DATASET RECORDS:
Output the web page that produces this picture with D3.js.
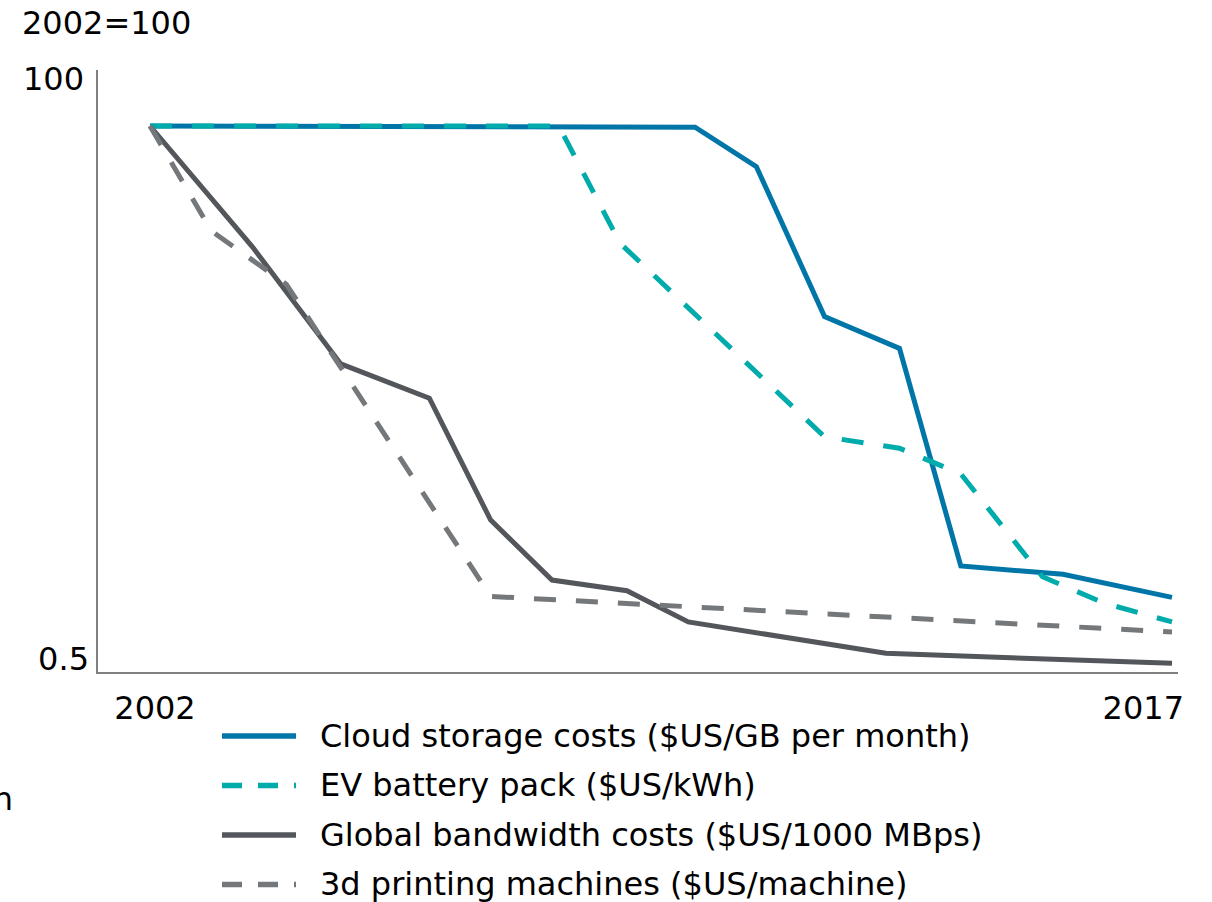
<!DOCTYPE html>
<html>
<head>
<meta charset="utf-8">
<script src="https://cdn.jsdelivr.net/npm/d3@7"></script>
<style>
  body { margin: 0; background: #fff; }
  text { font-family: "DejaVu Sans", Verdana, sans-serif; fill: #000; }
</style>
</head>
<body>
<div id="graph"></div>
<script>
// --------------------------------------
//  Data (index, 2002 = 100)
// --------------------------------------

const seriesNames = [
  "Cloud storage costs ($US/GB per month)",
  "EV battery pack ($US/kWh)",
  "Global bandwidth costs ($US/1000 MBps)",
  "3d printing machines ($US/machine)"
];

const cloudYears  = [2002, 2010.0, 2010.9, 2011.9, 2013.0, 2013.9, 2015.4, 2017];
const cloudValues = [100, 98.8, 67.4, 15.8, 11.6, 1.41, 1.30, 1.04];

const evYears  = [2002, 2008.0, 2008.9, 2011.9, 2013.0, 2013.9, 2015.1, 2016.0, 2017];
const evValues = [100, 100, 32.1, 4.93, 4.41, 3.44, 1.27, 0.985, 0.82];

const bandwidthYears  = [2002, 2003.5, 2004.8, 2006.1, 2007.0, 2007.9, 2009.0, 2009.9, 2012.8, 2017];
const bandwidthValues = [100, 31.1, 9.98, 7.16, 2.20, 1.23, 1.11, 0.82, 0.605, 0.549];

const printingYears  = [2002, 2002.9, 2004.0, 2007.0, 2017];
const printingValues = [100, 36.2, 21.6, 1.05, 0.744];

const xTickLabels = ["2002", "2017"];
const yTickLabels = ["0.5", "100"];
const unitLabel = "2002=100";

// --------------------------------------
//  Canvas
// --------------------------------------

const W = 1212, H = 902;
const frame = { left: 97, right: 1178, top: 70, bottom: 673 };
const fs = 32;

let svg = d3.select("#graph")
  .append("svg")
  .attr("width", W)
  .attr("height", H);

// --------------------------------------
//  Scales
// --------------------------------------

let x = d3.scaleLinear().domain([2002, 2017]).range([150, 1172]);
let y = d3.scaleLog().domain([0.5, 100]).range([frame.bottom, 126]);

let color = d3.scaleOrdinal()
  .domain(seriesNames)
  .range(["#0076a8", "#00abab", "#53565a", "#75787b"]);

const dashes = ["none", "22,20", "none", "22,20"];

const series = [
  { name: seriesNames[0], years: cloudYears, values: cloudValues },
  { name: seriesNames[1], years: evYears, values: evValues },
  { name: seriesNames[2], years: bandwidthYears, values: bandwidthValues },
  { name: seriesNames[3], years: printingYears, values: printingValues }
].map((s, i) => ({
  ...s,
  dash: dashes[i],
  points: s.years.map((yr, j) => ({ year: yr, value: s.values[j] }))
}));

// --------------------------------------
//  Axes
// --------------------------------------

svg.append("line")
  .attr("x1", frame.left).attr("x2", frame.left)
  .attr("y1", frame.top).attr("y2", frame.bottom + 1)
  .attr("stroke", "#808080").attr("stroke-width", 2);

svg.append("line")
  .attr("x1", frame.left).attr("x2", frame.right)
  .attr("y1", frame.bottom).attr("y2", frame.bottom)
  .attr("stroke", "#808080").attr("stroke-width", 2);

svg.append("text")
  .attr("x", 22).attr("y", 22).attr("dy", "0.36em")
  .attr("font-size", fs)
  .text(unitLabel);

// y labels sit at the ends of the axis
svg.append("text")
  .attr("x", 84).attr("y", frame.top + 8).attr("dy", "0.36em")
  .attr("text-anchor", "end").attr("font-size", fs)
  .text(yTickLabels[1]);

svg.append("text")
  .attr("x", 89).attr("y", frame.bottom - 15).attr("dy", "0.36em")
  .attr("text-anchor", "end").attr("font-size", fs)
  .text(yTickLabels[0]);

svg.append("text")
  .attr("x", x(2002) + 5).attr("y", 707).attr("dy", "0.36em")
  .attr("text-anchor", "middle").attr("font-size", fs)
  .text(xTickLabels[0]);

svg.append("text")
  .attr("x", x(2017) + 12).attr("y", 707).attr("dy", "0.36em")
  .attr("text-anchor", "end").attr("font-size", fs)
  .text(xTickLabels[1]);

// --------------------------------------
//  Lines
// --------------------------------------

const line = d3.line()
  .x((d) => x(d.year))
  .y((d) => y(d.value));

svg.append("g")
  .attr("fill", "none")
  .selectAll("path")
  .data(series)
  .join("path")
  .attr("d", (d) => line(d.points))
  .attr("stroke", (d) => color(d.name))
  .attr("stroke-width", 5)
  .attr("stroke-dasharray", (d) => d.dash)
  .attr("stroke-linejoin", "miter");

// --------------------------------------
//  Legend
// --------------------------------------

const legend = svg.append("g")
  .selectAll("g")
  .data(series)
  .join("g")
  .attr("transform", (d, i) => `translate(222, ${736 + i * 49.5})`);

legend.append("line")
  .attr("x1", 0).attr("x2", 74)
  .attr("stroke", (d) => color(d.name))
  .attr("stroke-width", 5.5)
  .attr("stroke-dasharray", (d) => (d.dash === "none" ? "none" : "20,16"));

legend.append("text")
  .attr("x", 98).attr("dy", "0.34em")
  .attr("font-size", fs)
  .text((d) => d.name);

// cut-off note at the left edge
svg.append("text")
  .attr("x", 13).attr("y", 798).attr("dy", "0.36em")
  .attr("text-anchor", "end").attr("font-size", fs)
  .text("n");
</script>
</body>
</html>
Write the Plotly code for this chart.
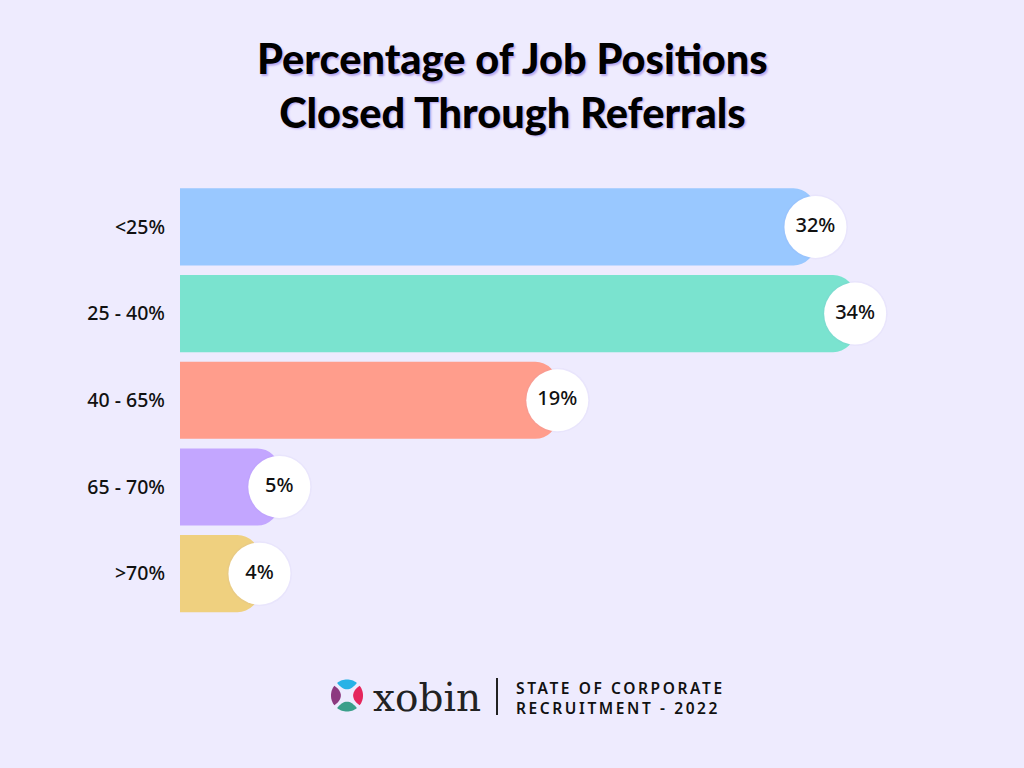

DIRECTIONS:
Quote, exactly and only, the lines from the first line of the data above through the line containing "1.41, 1.30, 1.04];". The pictures do not belong in it.

EXERCISE RESPONSE:
Output the web page that produces this picture with D3.js.
<!DOCTYPE html>
<html>
<head>
<meta charset="utf-8">
<script src="https://cdn.jsdelivr.net/npm/d3@7"></script>
<style>
  body { margin: 0; background: #fff; }
  text { font-family: "DejaVu Sans", Verdana, sans-serif; fill: #000; }
</style>
</head>
<body>
<div id="graph"></div>
<script>
// --------------------------------------
//  Data (index, 2002 = 100)
// --------------------------------------

const seriesNames = [
  "Cloud storage costs ($US/GB per month)",
  "EV battery pack ($US/kWh)",
  "Global bandwidth costs ($US/1000 MBps)",
  "3d printing machines ($US/machine)"
];

const cloudYears  = [2002, 2010.0, 2010.9, 2011.9, 2013.0, 2013.9, 2015.4, 2017];
const cloudValues = [100, 98.8, 67.4, 15.8, 11.6, 1.41, 1.30, 1.04];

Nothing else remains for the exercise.